Fonterra CEO Miles Hurrell says the sale agreement represents a great outcome for the co-op. “As the world’s largest dairy company, Lactalis has the scale required to take these brands and businesses to the next level. Fonterra farmers will continue to benefit from their success, with Lactalis to become one of our most significant Ingredients customers.  

“At the same time, a divestment of these businesses will allow Fonterra to deliver further value for farmer shareholders and New Zealand by focusing on our world leading Ingredients and Foodservice businesses, through which we sell innovative products to more than 100 countries around the world, from our home base here in New Zealand,” says Hurrell.  

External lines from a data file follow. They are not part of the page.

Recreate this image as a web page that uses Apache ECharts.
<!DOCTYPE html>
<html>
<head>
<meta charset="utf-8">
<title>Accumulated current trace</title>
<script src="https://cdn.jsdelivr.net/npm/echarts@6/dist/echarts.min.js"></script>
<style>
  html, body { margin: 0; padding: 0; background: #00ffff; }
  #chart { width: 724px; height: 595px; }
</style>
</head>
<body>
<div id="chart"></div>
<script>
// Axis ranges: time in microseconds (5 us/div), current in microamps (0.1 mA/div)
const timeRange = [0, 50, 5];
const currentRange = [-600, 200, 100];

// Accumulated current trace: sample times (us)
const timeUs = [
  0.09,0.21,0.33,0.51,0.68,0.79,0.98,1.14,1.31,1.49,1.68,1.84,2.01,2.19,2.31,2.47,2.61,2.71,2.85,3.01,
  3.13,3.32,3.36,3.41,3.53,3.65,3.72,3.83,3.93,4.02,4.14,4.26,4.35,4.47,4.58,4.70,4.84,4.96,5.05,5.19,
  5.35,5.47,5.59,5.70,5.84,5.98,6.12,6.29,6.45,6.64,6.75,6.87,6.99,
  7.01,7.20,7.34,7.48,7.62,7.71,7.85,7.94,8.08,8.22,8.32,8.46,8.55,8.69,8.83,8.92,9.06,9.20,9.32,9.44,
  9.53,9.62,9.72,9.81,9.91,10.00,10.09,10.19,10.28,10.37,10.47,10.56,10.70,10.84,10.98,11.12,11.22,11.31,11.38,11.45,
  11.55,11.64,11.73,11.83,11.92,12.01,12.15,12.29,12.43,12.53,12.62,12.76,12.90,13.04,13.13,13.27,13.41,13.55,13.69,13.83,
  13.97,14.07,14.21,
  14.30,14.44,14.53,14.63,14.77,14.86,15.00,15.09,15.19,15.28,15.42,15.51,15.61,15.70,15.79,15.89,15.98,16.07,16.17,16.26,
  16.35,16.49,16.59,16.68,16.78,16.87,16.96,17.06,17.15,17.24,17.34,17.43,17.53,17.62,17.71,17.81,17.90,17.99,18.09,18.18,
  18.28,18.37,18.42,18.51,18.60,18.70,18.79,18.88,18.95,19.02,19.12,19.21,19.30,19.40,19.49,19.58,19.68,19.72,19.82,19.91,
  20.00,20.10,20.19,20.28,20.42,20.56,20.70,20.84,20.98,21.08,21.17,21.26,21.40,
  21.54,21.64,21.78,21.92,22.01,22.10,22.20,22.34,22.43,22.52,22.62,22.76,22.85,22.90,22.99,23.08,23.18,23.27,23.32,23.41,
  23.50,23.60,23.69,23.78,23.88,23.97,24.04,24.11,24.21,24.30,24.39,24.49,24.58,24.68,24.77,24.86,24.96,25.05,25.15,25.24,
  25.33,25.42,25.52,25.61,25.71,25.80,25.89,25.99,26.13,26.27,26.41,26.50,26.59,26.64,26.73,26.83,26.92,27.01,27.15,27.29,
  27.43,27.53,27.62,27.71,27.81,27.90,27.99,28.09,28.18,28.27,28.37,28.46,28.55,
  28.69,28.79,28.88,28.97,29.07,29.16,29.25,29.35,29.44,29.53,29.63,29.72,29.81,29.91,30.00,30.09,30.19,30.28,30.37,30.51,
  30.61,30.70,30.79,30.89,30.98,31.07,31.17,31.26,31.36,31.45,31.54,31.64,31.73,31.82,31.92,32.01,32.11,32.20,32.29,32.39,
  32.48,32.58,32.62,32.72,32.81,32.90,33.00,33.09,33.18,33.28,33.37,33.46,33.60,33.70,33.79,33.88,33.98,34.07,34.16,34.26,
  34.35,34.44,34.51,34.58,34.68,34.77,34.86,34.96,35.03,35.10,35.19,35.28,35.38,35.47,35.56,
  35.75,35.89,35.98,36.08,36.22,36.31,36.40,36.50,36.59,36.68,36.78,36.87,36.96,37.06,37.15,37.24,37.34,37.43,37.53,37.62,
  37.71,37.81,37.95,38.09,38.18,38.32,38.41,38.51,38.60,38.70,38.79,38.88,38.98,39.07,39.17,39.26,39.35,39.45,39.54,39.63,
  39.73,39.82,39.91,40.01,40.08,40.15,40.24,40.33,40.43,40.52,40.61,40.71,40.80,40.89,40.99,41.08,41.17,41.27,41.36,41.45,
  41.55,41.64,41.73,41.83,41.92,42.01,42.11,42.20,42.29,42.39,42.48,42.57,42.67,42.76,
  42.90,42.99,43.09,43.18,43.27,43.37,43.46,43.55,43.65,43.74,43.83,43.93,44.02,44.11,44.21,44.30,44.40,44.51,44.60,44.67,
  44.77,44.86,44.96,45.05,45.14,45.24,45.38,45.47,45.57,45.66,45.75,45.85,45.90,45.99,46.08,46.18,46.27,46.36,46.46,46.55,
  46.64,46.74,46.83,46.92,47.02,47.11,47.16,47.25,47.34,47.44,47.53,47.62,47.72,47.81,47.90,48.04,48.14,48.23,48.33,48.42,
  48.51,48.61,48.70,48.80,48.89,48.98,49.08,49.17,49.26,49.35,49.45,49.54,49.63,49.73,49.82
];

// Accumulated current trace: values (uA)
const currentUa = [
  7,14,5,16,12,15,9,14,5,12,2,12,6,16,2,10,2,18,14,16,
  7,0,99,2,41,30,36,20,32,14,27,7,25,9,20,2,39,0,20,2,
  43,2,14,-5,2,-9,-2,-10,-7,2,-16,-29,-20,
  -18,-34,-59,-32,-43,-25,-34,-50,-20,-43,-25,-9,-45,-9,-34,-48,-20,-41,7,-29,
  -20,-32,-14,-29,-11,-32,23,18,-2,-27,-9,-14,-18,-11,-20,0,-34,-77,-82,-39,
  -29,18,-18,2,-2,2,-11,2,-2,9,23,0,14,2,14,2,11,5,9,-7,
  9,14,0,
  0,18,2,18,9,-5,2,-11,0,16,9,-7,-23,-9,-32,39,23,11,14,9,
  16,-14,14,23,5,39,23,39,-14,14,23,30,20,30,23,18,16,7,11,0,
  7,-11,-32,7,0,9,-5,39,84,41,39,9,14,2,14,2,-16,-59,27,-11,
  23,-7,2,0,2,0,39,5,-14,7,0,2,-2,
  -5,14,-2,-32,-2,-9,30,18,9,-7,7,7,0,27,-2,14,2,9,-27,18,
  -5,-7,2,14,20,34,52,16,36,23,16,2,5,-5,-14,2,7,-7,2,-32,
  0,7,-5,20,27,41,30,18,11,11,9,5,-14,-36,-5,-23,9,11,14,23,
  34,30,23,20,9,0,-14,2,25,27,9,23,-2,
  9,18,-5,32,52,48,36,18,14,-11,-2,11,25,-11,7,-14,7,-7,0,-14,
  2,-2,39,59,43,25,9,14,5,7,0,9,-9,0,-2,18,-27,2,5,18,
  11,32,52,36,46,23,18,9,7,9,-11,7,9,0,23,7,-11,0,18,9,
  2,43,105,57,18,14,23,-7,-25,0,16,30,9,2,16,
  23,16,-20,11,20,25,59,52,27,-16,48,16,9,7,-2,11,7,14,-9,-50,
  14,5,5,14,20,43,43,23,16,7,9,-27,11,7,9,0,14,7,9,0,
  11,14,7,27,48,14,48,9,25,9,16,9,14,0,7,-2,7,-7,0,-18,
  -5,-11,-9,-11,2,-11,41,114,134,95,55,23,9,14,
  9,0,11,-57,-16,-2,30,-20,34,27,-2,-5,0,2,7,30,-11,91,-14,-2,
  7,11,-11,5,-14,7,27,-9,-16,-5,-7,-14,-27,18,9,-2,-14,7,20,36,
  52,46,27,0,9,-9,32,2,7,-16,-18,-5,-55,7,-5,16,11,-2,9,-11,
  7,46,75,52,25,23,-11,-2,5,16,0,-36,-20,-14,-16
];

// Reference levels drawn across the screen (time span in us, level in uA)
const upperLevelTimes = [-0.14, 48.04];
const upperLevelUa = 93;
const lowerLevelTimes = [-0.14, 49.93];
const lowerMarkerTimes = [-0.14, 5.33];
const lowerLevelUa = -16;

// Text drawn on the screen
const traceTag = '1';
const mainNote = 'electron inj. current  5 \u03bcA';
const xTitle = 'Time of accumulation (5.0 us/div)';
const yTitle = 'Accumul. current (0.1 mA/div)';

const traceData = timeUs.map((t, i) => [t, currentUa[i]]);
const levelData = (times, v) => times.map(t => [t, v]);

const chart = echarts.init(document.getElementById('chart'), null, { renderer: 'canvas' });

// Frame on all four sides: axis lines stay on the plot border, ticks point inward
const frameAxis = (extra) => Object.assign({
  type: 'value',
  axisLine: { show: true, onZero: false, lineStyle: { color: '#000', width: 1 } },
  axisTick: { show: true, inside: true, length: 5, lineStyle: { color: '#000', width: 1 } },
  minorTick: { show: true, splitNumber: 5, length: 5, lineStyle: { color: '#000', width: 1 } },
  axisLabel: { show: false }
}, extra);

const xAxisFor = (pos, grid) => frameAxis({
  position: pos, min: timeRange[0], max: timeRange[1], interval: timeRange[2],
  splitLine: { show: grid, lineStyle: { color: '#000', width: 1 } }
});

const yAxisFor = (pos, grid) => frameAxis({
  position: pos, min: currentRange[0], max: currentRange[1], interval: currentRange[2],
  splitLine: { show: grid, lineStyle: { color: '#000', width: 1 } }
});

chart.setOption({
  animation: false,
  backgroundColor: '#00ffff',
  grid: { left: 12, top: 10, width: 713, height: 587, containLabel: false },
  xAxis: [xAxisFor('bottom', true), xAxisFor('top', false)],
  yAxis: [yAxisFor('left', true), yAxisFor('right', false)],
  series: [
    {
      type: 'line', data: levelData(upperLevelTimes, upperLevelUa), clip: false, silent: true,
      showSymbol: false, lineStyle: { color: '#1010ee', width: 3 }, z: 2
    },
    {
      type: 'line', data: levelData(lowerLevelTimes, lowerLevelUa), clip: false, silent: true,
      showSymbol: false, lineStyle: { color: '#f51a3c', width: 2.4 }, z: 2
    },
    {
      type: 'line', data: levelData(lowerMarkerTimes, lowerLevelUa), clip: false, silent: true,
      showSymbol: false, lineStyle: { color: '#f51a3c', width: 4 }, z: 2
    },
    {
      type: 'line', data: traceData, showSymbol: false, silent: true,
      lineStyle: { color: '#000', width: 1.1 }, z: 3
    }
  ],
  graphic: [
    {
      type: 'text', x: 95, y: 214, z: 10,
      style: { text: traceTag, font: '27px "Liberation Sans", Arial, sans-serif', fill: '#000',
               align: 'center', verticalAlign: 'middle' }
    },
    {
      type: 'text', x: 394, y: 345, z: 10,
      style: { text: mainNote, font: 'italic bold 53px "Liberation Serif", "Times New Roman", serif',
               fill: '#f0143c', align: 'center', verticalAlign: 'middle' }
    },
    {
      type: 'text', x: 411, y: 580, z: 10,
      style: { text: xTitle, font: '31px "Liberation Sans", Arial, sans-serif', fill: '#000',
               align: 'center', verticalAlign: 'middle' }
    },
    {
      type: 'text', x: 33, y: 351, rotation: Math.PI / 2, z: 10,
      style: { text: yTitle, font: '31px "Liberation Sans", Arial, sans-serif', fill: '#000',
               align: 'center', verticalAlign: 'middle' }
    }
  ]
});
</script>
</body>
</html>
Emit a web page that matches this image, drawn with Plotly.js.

Lactalis CEO Emmanuel Besnier says “with this acquisition, we significantly strengthen our strategy across Oceania, Southeast Asia and the Middle East. Combining the Fonterra consumer business operations and market leading brands with our existing footprint in Australia and Asia will allow Lactalis to further grow its position in key markets. I’m delighted to become a key partner to Fonterra over the long term as well as I’m looking forward to welcoming new teams to the Lactalis family.”

The divestment comprises the sale of shares in Mainland Group Holdings, a New Zealand incorporated holding company that is currently owned by Fonterra.  

The inclusion of the Bega licences held by Fonterra’s Australian business would be confirmed once a dispute with Bega Cheese is resolved. If for some reason the Bega licences are not included in the sale, Fonterra expects to receive a fair value payment from Bega for the licences, which would need to be determined at the time. 

Under the terms relating to the sale, Fonterra will continue to supply raw milk, dairy ingredients and products to the divested businesses under long-term supply agreements. 

Alongside shareholder approval, the divestment is conditional on final regulatory approvals being received from the Overseas Investment Office in New Zealand, the Foreign Investment Review Board in Australia, as well as relevant competition regulators and foreign direct investment regulators in certain countries including Kuwait, New Caledonia and Saudi Arabia. In July 2025, the Australian Competition & Consumer Commission announced it would not oppose the proposed acquisition by Lactalis in Australia.  

The divestment is also conditional on separation of the businesses from Fonterra and no material adverse change arising before completion. Subject to satisfaction of all conditions, the transaction is expected to complete in the first half of the 2026 calendar year.